3rd. Sunday before Advent
The Reflections using Luke’s gospel will end with the final Sundays before Advent. This Gospel has given us a syllabus on the meaning and cost of discipleship. The passage for the week is just one of the five battles Jesus faced before his trial. In its context it follows an earlier encounter with the Pharisees who had been trying to trap him, by sending spies, pretending to ask sincere yet double-edged questions, saying “is it lawful to pay tribute to Caesar?” The wrong answer here could lay Jesus open to treason! In this case the Lord not only saw their deceit and avoided the trap, but declared his own conviction that it was possible to be both loyal citizens of the state but also to fulfil commitments to God.
Now Jesus faces another trap with the stricter party of Sadducees who accepted the Torah, the five books of the Law of Moses. This battle with Sadducee lawyers was a theologically complex trap involving marriage and the resurrection, by which they tried to ridicule Jesus and drive him into the party of the Pharisees. The trap used a popular controversy of the time about remarriage which Jesus answered at a far deeper level. He explains that for those who love God deeply that life does not end with death but will be transformed at the resurrection through the love God, or in words of St. Paul, “and now abide faith, hope, love, these three; but the greatest of these is love”, [1 Corinthians 13;13]
These passages before his Passion have several purposes. They are based upon the Lord’s own experiences which are used as important guides for the first disciples. Jesus was facing a real human world of intrigue, trickery, deceit and entrapment in which he and we, and all his followers need to be alert to at all times responding in ways that reflect not the world of mankind but the kingdom and love of God. “Be wise as serpents but innocent as doves.” It will get more and more difficult with more vicious and sophisticated traps set by the enemies of Christ. Facing this adversary is like facing “a prowling lion seeking whom he may devour”.

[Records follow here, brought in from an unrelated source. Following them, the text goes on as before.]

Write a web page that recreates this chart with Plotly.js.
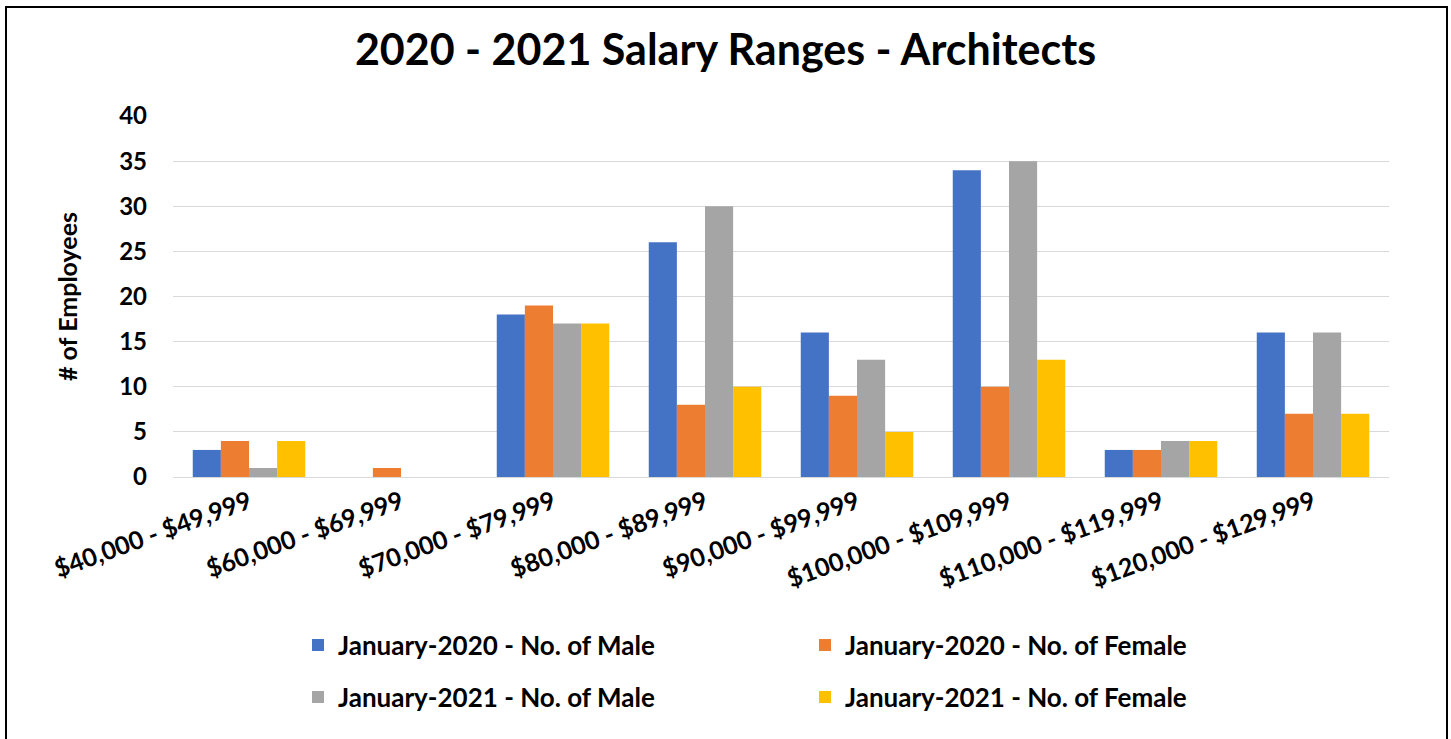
<!DOCTYPE html>
<html><head><meta charset="utf-8">
<script src="https://cdn.plot.ly/plotly-3.0.1.min.js"></script>
<style>html,body{margin:0;padding:0;background:#fff;}#c{width:1451px;height:739px;}</style>
</head><body><div id="c"></div>
<script>
const categories = ["$40,000 - $49,999","$60,000 - $69,999","$70,000 - $79,999","$80,000 - $89,999","$90,000 - $99,999","$100,000 - $109,999","$110,000 - $119,999","$120,000 - $129,999"];
const male2020 = [3, 0, 18, 26, 16, 34, 3, 16];
const female2020 = [4, 1, 19, 8, 9, 10, 3, 7];
const male2021 = [1, 0, 17, 30, 13, 35, 4, 16];
const female2021 = [4, 0, 17, 10, 5, 13, 4, 7];
const seriesNames = ["January-2020 - No. of Male","January-2020 - No. of Female","January-2021 - No. of Male","January-2021 - No. of Female"];
const colors = ["#4472C4","#ED7D31","#A5A5A5","#FFC000"];

const FONT = "Lato, 'Open Sans', sans-serif";
const vals = [male2020, female2020, male2021, female2021];
const legends = ["legend","legend","legend2","legend2"];
const traces = vals.map((v,i)=>({
  type:"bar", x:categories, y:v, name:seriesNames[i],
  marker:{color:colors[i]}, legend:legends[i], hoverinfo:"x+y+name"
}));

const W=1451,H=739, L=173, R=62, T=116, B=262;
const pw=W-L-R, ph=H-T-B;
const px = x => (x-L)/pw, py = y => (H-B-y)/ph;

const legFont = {size:26,family:FONT,color:"#000",weight:"bold"};
const layout = {
  width:W, height:H,
  margin:{l:L,r:R,t:T,b:B},
  paper_bgcolor:"#fff", plot_bgcolor:"#fff",
  font:{family:FONT, color:"#000", size:20},
  title:{text:"<b>2020 - 2021 Salary Ranges - Architects</b>", font:{size:43,family:FONT,color:"#000"}, x:0.5, xanchor:"center", xref:"container", y:1-50/H, yref:"container", yanchor:"middle"},
  barmode:"group", bargap:0.26, bargroupgap:0,
  xaxis:{tickangle:-20, tickfont:{size:25,family:FONT,color:"#000",weight:"bold"}, showline:true, linecolor:"#d9d9d9", linewidth:1, ticks:"", showgrid:false, fixedrange:true},
  yaxis:{range:[0,40], dtick:5, tickfont:{size:24,family:FONT,color:"#000",weight:"bold"}, gridcolor:"#d9d9d9", gridwidth:1, zeroline:false, showline:false, ticks:"", ticklabelstandoff:25,
    title:{text:"<b># of Employees</b>", font:{size:25,family:FONT,color:"#000"}, standoff:34}},
  legend:{orientation:"h", x:px(298), xanchor:"left", y:py(645), yanchor:"middle", font:legFont, entrywidth:462, entrywidthmode:"pixels", itemwidth:30, bgcolor:"rgba(0,0,0,0)"},
  legend2:{orientation:"h", x:px(298), xanchor:"left", y:py(697), yanchor:"middle", font:legFont, entrywidth:462, entrywidthmode:"pixels", itemwidth:30, bgcolor:"rgba(0,0,0,0)"},
  shapes:[{type:"rect", xref:"paper", yref:"paper", x0:px(6), x1:px(1447), y0:py(760), y1:py(7), line:{color:"#000",width:2}, fillcolor:"rgba(0,0,0,0)", layer:"above"}]
};
Plotly.newPlot("c", traces, layout, {displayModeBar:false, staticPlot:true});
</script></body></html>
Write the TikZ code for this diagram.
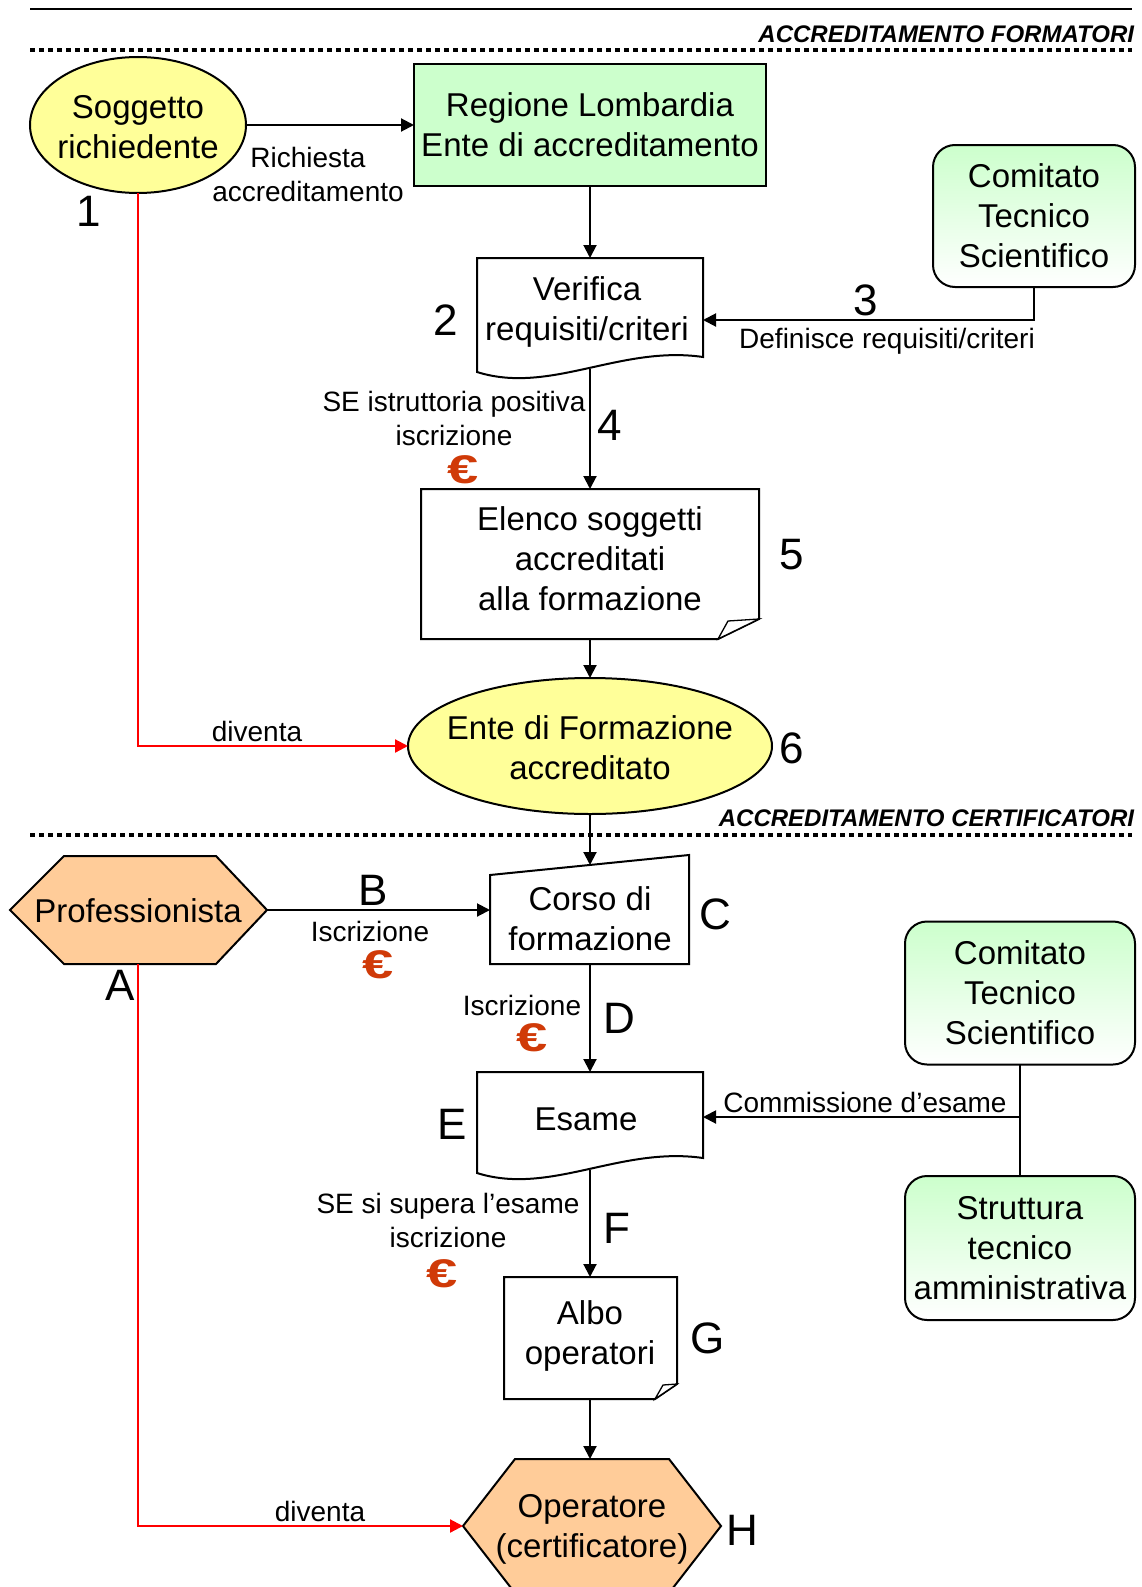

Although the arguments and battles Christians face today are different to those in the gospel, the traps and deceits remain ever present. Indeed they may be more difficult and intimidating today because the means of manipulation are far greater and far more widespread as a result of global communication which sets up controversy across the internet in matters of seconds. For example the battle over abortion or gender, over human rights (whatever they are) or the stewardship of the world of nature are examples of new moralities that have the power to override orthodox belief. The State is now using every means to increasingly manipulate public opinion and taking greater and greater powers to enforce compliance with the new and godless mind. The enemy is a creeping totalitarianism we are all now confront. Mass media manages propaganda radically restricting freedom of speech and belief.
These are changes now facing Christians across the entire world as huge numbers are becoming trapped by state regulations enforced by the police. Others who would like to be openly faithful are feeling impotent to react to mass conditioning. St. Paul in his writing to his disciple Timothy was urgent in making him aware of the dangers of entrapment, “all who desire to live godly in Christ Jesus will suffer persecution. Evil men and impostors will grow worse and worse, deceiving and being deceived. But you must continue in the things which you have learned. The time will come when they will not endure sound doctrine, but they will …… turn their ears away from the truth….but you, be watchful in all things”. [2 Timothy 3;12ff]
This lesson is so very serious for us that the NCC together with our friends in the Union of Scranton are heavily engaged in making a future in which faithful disciples in the fragmented denominations can work together for the truth, supporting each other in the battles, and avoiding the traps.